Nouvelle classe dangereuse, ils n’ont droit qu’aux contrôles au faciès de six à huit fois par jour ou aux courses poursuites avec une police partagée entre la colère et la trouille. Certains d’entre eux se sont retournés vers le grand banditisme comme les miséreux des favellas de Rio de Janeiro. Pour eux, pas de pitié ! Feu à volonté ! Contre la gangrène, il faut couper le membre infecté ! Et qu’importe des “dégâts collatéraux”.

Une guerre de classe

Au début du vingtième siècle, la bande à Bonnot a défrayé la chronique. Militants anarchistes, exclus du monde du travail pour leur implication dans les grèves et les sabotages de la production, ils vécurent de braquages et de divers larcins. Narguant la police, car possédant des véhicules plus rapides qu’elle, ils furent finalement abattus (Bonnot, Garnier et Valet), exécutés en place publique (Callemin, Monier, Soudy) ou finiront leur vie en prison. De façon moins consciente les arrières petits enfants de Bonnot et de Victor Serge exercent, en quelque sorte la récupération de l’argent que leur confisquent les capitalistes (“Tout ce qu’ils ont, ils nous l’ont volé”). La fin de la bande à Bonnot par l’exécution de ses principaux membres se déroulent en... 1913. Et vive l’unité nationale avant d’aller crever dans les tranchées !

Au moment où les troupes françaises se font les porte flingues de l’OTAN en Afghanistan, ce pays est devenu le premier producteur mondial d’héroïne, inondant l’Europe de son produit de mort. Les petits caïds des cités de banlieue ne sont que de petits intermédiaires à qui on a interdit toute autre forme de sociabilité. Dealer de la dope n’est pas, en soi, une revendication politique, mais un moyen de survie pour une frange de la population toujours plus marginalisée.

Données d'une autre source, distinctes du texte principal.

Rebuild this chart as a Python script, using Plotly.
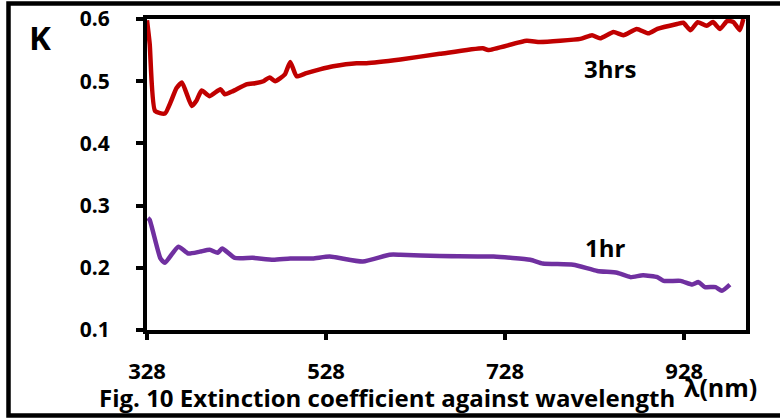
import plotly.graph_objects as go

# 3 hrs series (wavelength nm, extinction coefficient K)
wl_3h = [328, 331, 337, 348, 361, 367, 378, 383, 389, 398, 410, 415, 424, 439, 450, 458, 465,
         471, 482, 488, 495, 506, 521, 536, 562, 573, 611, 655, 703, 709, 752, 767, 812, 825,
         834, 849, 860, 875, 888, 898, 920, 927, 935, 943, 953, 960, 968, 976, 983, 990, 994]
k_3h = [0.598, 0.56, 0.452, 0.448, 0.489, 0.498, 0.460, 0.468, 0.485, 0.476, 0.487, 0.479,
        0.484, 0.495, 0.497, 0.500, 0.506, 0.500, 0.511, 0.531, 0.508, 0.513, 0.519, 0.524,
        0.529, 0.529, 0.535, 0.544, 0.553, 0.550, 0.565, 0.563, 0.568, 0.574, 0.569, 0.579,
        0.574, 0.584, 0.577, 0.584, 0.592, 0.594, 0.582, 0.595, 0.589, 0.595, 0.584, 0.597,
        0.595, 0.582, 0.600]

# 1 hr series
wl_1h = [329, 331, 343, 348, 363, 374, 387, 398, 407, 412, 426, 446, 469, 488, 513, 532, 569,
         599, 611, 655, 715, 756, 770, 804, 831, 853, 868, 882, 898, 905, 924, 937, 944, 951,
         963, 970, 979]
k_1h = [0.280, 0.277, 0.215, 0.208, 0.234, 0.223, 0.226, 0.229, 0.224, 0.231, 0.216, 0.216,
        0.213, 0.215, 0.215, 0.218, 0.210, 0.221, 0.221, 0.219, 0.218, 0.213, 0.207, 0.205,
        0.195, 0.192, 0.185, 0.188, 0.185, 0.179, 0.179, 0.173, 0.177, 0.169, 0.169, 0.163,
        0.173]

x_ticks = [328, 528, 728, 928]
y_ticks = [0.1, 0.2, 0.3, 0.4, 0.5, 0.6]

FONT = "Open Sans"

fig = go.Figure()
fig.add_trace(go.Scatter(x=wl_3h, y=k_3h, mode="lines", name="3hrs",
                         line=dict(color="#C00000", width=4.5, shape="spline", smoothing=0.5)))
fig.add_trace(go.Scatter(x=wl_1h, y=k_1h, mode="lines", name="1hr",
                         line=dict(color="#7030A0", width=4.5, shape="spline", smoothing=0.5)))

fig.update_layout(
    width=780, height=420,
    margin=dict(l=147, r=34, t=19, b=90),
    paper_bgcolor="white", plot_bgcolor="white",
    showlegend=False,
    font=dict(family=FONT, color="black"),
    xaxis=dict(range=[328, 997], tickvals=x_ticks, ticktext=[str(v) for v in x_ticks],
               automargin=False,
               showgrid=False, zeroline=False, showline=True, mirror=True,
               linecolor="black", linewidth=4, ticks="outside", ticklen=6, tickwidth=4,
               tickcolor="black", ticklabelstandoff=13,
               tickfont=dict(family=FONT, size=22, weight="bold", color="black")),
    yaxis=dict(range=[0.1, 0.6], tickvals=y_ticks, ticktext=[f"{v:.1f}" for v in y_ticks],
               automargin=False,
               showgrid=False, zeroline=False, showline=True, mirror=True,
               linecolor="black", linewidth=4, ticks="outside", ticklen=7, tickwidth=4,
               tickcolor="black", ticklabelstandoff=22,
               tickfont=dict(family=FONT, size=21, weight="bold", color="black")),
)

fig.add_shape(type="rect", xref="paper", yref="paper",
              x0=(8.5 - 147) / 599, x1=(790 - 147) / 599,
              y0=(330 - 415.5) / 311, y1=(330 - 3.5) / 311,
              line=dict(color="black", width=4.5), layer="below")

def label(text, x, y, size, xref="paper", yref="paper"):
    fig.add_annotation(text=f"<b>{text}</b>", x=x, y=y, xref=xref, yref=yref,
                       xanchor="center", yanchor="middle", showarrow=False,
                       font=dict(family=FONT, size=size, color="black"))

label("3hrs", 845, 0.521, 24, "x", "y")
label("1hr", 839, 0.233, 24, "x", "y")
label("K", (40 - 147) / 599, (330 - 38) / 311, 33)
label("Fig. 10 Extinction coefficient against wavelength", (386.5 - 147) / 599, (330 - 397) / 311, 24)
label("λ(nm)", (720 - 147) / 599, (330 - 387) / 311, 25)

fig.write_html("out.html")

Plutôt que d’interroger les causes du mal, il est plus aisé de “nettoyer au karcher” les cages d’escalier, de laisser crever les junkies du sida et de donner de grands coups de menton en jurant que la délinquance sera éradiquée. Il suffirait peut-être, seulement, de redonner du sens à la révolte, du sens à la confrontation, mais aussi du sens au fait de prôner le refus de se conformer aux lois liberticides. Il n’est sans doute pas encore temps de rejoindre le maquis, mais il faut s’y préparer.
La guerre a déjà commencé.

1- Samudaripen, c’est ainsi que l’on nomme le génocide des tziganes durant la seconde guerre mondiale, où nombre d’entre eux ont été enfermés dans des camps en France.